[Rows from a dataset of charts and code]
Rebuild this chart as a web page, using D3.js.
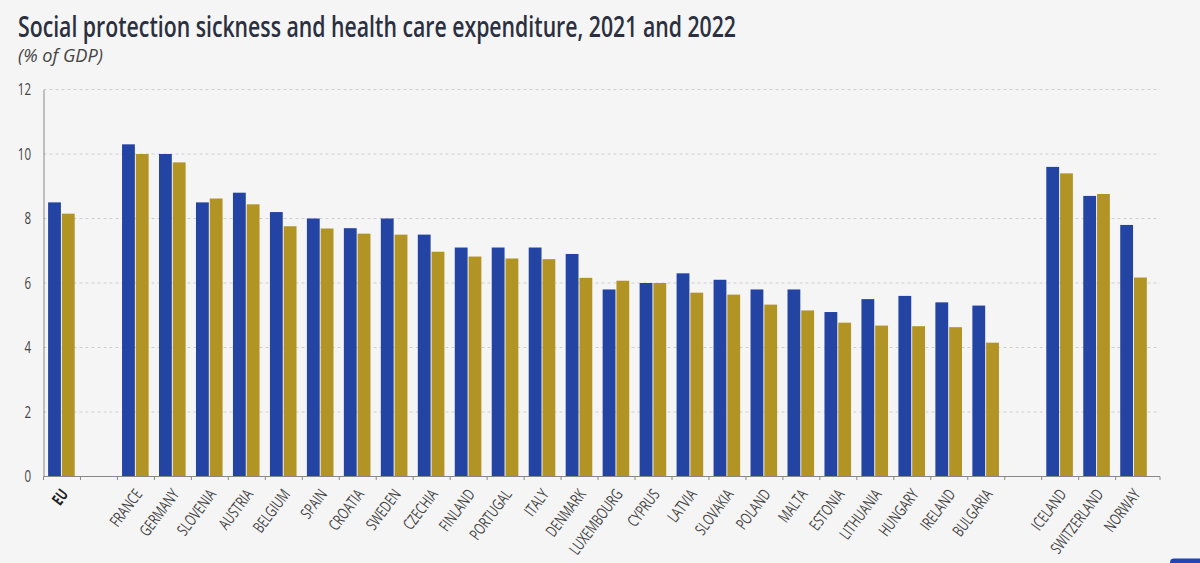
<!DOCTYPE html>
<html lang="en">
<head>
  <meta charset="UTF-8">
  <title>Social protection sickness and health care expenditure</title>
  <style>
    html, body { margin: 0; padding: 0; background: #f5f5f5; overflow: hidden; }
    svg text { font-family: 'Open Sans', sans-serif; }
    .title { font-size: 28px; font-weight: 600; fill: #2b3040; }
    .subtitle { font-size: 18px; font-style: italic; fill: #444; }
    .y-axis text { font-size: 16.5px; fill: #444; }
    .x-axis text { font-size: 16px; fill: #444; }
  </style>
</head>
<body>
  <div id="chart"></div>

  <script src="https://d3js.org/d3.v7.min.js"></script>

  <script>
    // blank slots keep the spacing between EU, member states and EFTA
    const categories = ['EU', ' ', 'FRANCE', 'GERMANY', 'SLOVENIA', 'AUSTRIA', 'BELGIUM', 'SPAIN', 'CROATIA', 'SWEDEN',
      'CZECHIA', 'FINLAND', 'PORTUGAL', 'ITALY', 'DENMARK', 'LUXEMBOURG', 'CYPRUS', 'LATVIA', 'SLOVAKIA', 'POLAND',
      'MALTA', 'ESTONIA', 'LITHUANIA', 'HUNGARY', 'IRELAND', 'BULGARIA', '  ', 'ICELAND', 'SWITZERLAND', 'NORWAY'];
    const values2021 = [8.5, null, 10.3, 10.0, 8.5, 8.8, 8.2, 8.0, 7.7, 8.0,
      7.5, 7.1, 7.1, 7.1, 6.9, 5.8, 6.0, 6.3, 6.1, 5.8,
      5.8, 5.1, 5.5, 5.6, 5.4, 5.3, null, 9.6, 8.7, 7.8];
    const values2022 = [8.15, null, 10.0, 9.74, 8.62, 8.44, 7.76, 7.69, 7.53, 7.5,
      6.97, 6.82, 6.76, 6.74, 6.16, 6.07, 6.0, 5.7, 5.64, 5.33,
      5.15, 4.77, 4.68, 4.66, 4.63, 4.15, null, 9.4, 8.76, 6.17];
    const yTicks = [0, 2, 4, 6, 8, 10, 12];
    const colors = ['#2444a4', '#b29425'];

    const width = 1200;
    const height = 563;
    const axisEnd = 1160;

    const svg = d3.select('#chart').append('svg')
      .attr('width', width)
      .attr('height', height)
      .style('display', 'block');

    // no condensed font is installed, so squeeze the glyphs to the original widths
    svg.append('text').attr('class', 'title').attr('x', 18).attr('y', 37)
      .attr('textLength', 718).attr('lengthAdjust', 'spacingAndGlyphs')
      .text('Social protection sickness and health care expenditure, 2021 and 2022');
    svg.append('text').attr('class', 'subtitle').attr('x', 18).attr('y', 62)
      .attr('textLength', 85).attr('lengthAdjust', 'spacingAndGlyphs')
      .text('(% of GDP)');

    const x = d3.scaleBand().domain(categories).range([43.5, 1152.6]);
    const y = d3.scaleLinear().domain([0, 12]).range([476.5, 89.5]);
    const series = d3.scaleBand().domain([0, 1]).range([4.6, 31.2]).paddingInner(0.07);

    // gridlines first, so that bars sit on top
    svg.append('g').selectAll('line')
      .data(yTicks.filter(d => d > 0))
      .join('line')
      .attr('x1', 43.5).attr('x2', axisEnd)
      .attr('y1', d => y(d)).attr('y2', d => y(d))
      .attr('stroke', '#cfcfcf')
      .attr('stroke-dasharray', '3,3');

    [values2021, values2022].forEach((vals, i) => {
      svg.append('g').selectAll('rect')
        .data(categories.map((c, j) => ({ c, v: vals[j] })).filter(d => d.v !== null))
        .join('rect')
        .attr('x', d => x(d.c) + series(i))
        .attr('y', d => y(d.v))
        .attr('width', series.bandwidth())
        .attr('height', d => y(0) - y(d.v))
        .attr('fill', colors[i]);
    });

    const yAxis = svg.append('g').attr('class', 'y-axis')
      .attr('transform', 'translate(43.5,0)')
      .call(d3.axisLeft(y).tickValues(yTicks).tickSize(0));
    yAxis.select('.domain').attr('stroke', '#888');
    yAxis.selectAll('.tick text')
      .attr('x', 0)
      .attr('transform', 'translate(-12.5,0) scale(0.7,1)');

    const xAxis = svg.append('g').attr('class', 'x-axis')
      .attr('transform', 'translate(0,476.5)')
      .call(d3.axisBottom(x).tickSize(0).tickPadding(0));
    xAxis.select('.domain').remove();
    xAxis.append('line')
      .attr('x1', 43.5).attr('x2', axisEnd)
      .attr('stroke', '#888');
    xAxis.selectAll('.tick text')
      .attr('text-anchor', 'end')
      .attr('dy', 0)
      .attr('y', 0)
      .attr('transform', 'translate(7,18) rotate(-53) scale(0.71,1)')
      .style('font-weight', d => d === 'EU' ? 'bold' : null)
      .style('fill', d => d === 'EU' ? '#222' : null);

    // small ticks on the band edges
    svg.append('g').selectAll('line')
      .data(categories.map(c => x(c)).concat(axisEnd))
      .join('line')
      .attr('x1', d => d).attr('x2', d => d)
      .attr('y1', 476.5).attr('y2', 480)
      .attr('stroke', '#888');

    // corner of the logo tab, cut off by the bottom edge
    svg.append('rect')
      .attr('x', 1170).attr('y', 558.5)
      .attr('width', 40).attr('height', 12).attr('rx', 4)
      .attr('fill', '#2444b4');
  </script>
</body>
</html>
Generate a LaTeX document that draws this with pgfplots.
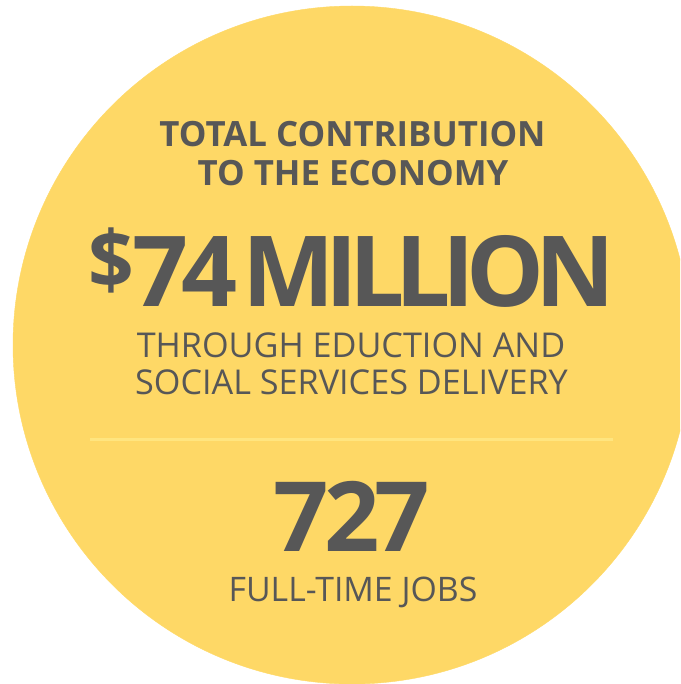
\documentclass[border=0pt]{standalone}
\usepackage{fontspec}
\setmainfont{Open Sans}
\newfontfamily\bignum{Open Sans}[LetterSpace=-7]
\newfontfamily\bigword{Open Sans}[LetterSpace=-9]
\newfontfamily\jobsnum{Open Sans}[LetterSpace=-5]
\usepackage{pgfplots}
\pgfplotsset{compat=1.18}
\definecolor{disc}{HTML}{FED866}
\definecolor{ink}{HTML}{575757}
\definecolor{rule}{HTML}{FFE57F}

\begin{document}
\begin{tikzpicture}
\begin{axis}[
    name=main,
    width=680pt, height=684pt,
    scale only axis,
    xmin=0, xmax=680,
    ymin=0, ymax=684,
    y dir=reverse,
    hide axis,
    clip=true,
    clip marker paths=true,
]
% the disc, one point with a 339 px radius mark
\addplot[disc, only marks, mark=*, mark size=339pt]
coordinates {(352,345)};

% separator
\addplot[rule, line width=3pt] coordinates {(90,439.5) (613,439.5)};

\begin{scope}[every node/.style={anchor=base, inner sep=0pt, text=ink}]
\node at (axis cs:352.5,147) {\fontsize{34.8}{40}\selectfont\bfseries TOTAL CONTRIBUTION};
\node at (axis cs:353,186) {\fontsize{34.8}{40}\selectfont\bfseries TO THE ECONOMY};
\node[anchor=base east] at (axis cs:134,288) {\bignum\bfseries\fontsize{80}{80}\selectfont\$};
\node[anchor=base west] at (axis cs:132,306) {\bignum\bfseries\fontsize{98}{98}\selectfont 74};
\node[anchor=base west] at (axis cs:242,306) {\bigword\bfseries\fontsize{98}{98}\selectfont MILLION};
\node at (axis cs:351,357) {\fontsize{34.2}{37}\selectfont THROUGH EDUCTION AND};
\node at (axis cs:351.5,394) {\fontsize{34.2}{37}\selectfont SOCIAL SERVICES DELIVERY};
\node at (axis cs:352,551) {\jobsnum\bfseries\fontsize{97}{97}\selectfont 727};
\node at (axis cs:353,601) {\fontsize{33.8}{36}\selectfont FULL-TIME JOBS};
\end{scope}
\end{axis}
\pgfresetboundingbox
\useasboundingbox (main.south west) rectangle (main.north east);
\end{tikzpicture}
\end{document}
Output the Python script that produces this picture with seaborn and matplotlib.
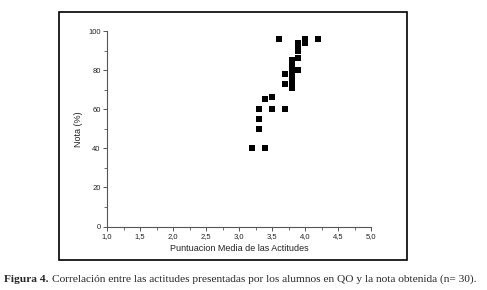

Exercise task.
All of the records above must be copied exactly, except for the pictures.

Solved exercise.
Rebuild this chart as a web page, using D3.js.
<!DOCTYPE html>
<html lang="en">
<head>
  <meta charset="UTF-8">
  <title>Social protection sickness and health care expenditure</title>
  <style>
    html, body { margin: 0; padding: 0; background: #f5f5f5; overflow: hidden; }
    svg text { font-family: 'Open Sans', sans-serif; }
    .title { font-size: 28px; font-weight: 600; fill: #2b3040; }
    .subtitle { font-size: 18px; font-style: italic; fill: #444; }
    .y-axis text { font-size: 16.5px; fill: #444; }
    .x-axis text { font-size: 16px; fill: #444; }
  </style>
</head>
<body>
  <div id="chart"></div>

  <script src="https://d3js.org/d3.v7.min.js"></script>

  <script>
    // blank slots keep the spacing between EU, member states and EFTA
    const categories = ['EU', ' ', 'FRANCE', 'GERMANY', 'SLOVENIA', 'AUSTRIA', 'BELGIUM', 'SPAIN', 'CROATIA', 'SWEDEN',
      'CZECHIA', 'FINLAND', 'PORTUGAL', 'ITALY', 'DENMARK', 'LUXEMBOURG', 'CYPRUS', 'LATVIA', 'SLOVAKIA', 'POLAND',
      'MALTA', 'ESTONIA', 'LITHUANIA', 'HUNGARY', 'IRELAND', 'BULGARIA', '  ', 'ICELAND', 'SWITZERLAND', 'NORWAY'];
    const values2021 = [8.5, null, 10.3, 10.0, 8.5, 8.8, 8.2, 8.0, 7.7, 8.0,
      7.5, 7.1, 7.1, 7.1, 6.9, 5.8, 6.0, 6.3, 6.1, 5.8,
      5.8, 5.1, 5.5, 5.6, 5.4, 5.3, null, 9.6, 8.7, 7.8];
    const values2022 = [8.15, null, 10.0, 9.74, 8.62, 8.44, 7.76, 7.69, 7.53, 7.5,
      6.97, 6.82, 6.76, 6.74, 6.16, 6.07, 6.0, 5.7, 5.64, 5.33,
      5.15, 4.77, 4.68, 4.66, 4.63, 4.15, null, 9.4, 8.76, 6.17];
    const yTicks = [0, 2, 4, 6, 8, 10, 12];
    const colors = ['#2444a4', '#b29425'];

    const width = 1200;
    const height = 563;
    const axisEnd = 1160;

    const svg = d3.select('#chart').append('svg')
      .attr('width', width)
      .attr('height', height)
      .style('display', 'block');

    // no condensed font is installed, so squeeze the glyphs to the original widths
    svg.append('text').attr('class', 'title').attr('x', 18).attr('y', 37)
      .attr('textLength', 718).attr('lengthAdjust', 'spacingAndGlyphs')
      .text('Social protection sickness and health care expenditure, 2021 and 2022');
    svg.append('text').attr('class', 'subtitle').attr('x', 18).attr('y', 62)
      .attr('textLength', 85).attr('lengthAdjust', 'spacingAndGlyphs')
      .text('(% of GDP)');

    const x = d3.scaleBand().domain(categories).range([43.5, 1152.6]);
    const y = d3.scaleLinear().domain([0, 12]).range([476.5, 89.5]);
    const series = d3.scaleBand().domain([0, 1]).range([4.6, 31.2]).paddingInner(0.07);

    // gridlines first, so that bars sit on top
    svg.append('g').selectAll('line')
      .data(yTicks.filter(d => d > 0))
      .join('line')
      .attr('x1', 43.5).attr('x2', axisEnd)
      .attr('y1', d => y(d)).attr('y2', d => y(d))
      .attr('stroke', '#cfcfcf')
      .attr('stroke-dasharray', '3,3');

    [values2021, values2022].forEach((vals, i) => {
      svg.append('g').selectAll('rect')
        .data(categories.map((c, j) => ({ c, v: vals[j] })).filter(d => d.v !== null))
        .join('rect')
        .attr('x', d => x(d.c) + series(i))
        .attr('y', d => y(d.v))
        .attr('width', series.bandwidth())
        .attr('height', d => y(0) - y(d.v))
        .attr('fill', colors[i]);
    });

    const yAxis = svg.append('g').attr('class', 'y-axis')
      .attr('transform', 'translate(43.5,0)')
      .call(d3.axisLeft(y).tickValues(yTicks).tickSize(0));
    yAxis.select('.domain').attr('stroke', '#888');
    yAxis.selectAll('.tick text')
      .attr('x', 0)
      .attr('transform', 'translate(-12.5,0) scale(0.7,1)');

    const xAxis = svg.append('g').attr('class', 'x-axis')
      .attr('transform', 'translate(0,476.5)')
      .call(d3.axisBottom(x).tickSize(0).tickPadding(0));
    xAxis.select('.domain').remove();
    xAxis.append('line')
      .attr('x1', 43.5).attr('x2', axisEnd)
      .attr('stroke', '#888');
    xAxis.selectAll('.tick text')
      .attr('text-anchor', 'end')
      .attr('dy', 0)
      .attr('y', 0)
      .attr('transform', 'translate(7,18) rotate(-53) scale(0.71,1)')
      .style('font-weight', d => d === 'EU' ? 'bold' : null)
      .style('fill', d => d === 'EU' ? '#222' : null);

    // small ticks on the band edges
    svg.append('g').selectAll('line')
      .data(categories.map(c => x(c)).concat(axisEnd))
      .join('line')
      .attr('x1', d => d).attr('x2', d => d)
      .attr('y1', 476.5).attr('y2', 480)
      .attr('stroke', '#888');

    // corner of the logo tab, cut off by the bottom edge
    svg.append('rect')
      .attr('x', 1170).attr('y', 558.5)
      .attr('width', 40).attr('height', 12).attr('rx', 4)
      .attr('fill', '#2444b4');
  </script>
</body>
</html>
Generate a LaTeX document that draws this with pgfplots.
\documentclass[border=0pt]{standalone}
\usepackage{fontspec}
\setmainfont{Open Sans}
\newfontfamily\bignum{Open Sans}[LetterSpace=-7]
\newfontfamily\bigword{Open Sans}[LetterSpace=-9]
\newfontfamily\jobsnum{Open Sans}[LetterSpace=-5]
\usepackage{pgfplots}
\pgfplotsset{compat=1.18}
\definecolor{disc}{HTML}{FED866}
\definecolor{ink}{HTML}{575757}
\definecolor{rule}{HTML}{FFE57F}

\begin{document}
\begin{tikzpicture}
\begin{axis}[
    name=main,
    width=680pt, height=684pt,
    scale only axis,
    xmin=0, xmax=680,
    ymin=0, ymax=684,
    y dir=reverse,
    hide axis,
    clip=true,
    clip marker paths=true,
]
% the disc, one point with a 339 px radius mark
\addplot[disc, only marks, mark=*, mark size=339pt]
coordinates {(352,345)};

% separator
\addplot[rule, line width=3pt] coordinates {(90,439.5) (613,439.5)};

\begin{scope}[every node/.style={anchor=base, inner sep=0pt, text=ink}]
\node at (axis cs:352.5,147) {\fontsize{34.8}{40}\selectfont\bfseries TOTAL CONTRIBUTION};
\node at (axis cs:353,186) {\fontsize{34.8}{40}\selectfont\bfseries TO THE ECONOMY};
\node[anchor=base east] at (axis cs:134,288) {\bignum\bfseries\fontsize{80}{80}\selectfont\$};
\node[anchor=base west] at (axis cs:132,306) {\bignum\bfseries\fontsize{98}{98}\selectfont 74};
\node[anchor=base west] at (axis cs:242,306) {\bigword\bfseries\fontsize{98}{98}\selectfont MILLION};
\node at (axis cs:351,357) {\fontsize{34.2}{37}\selectfont THROUGH EDUCTION AND};
\node at (axis cs:351.5,394) {\fontsize{34.2}{37}\selectfont SOCIAL SERVICES DELIVERY};
\node at (axis cs:352,551) {\jobsnum\bfseries\fontsize{97}{97}\selectfont 727};
\node at (axis cs:353,601) {\fontsize{33.8}{36}\selectfont FULL-TIME JOBS};
\end{scope}
\end{axis}
\pgfresetboundingbox
\useasboundingbox (main.south west) rectangle (main.north east);
\end{tikzpicture}
\end{document}
Output the Python script that produces this picture with seaborn and matplotlib.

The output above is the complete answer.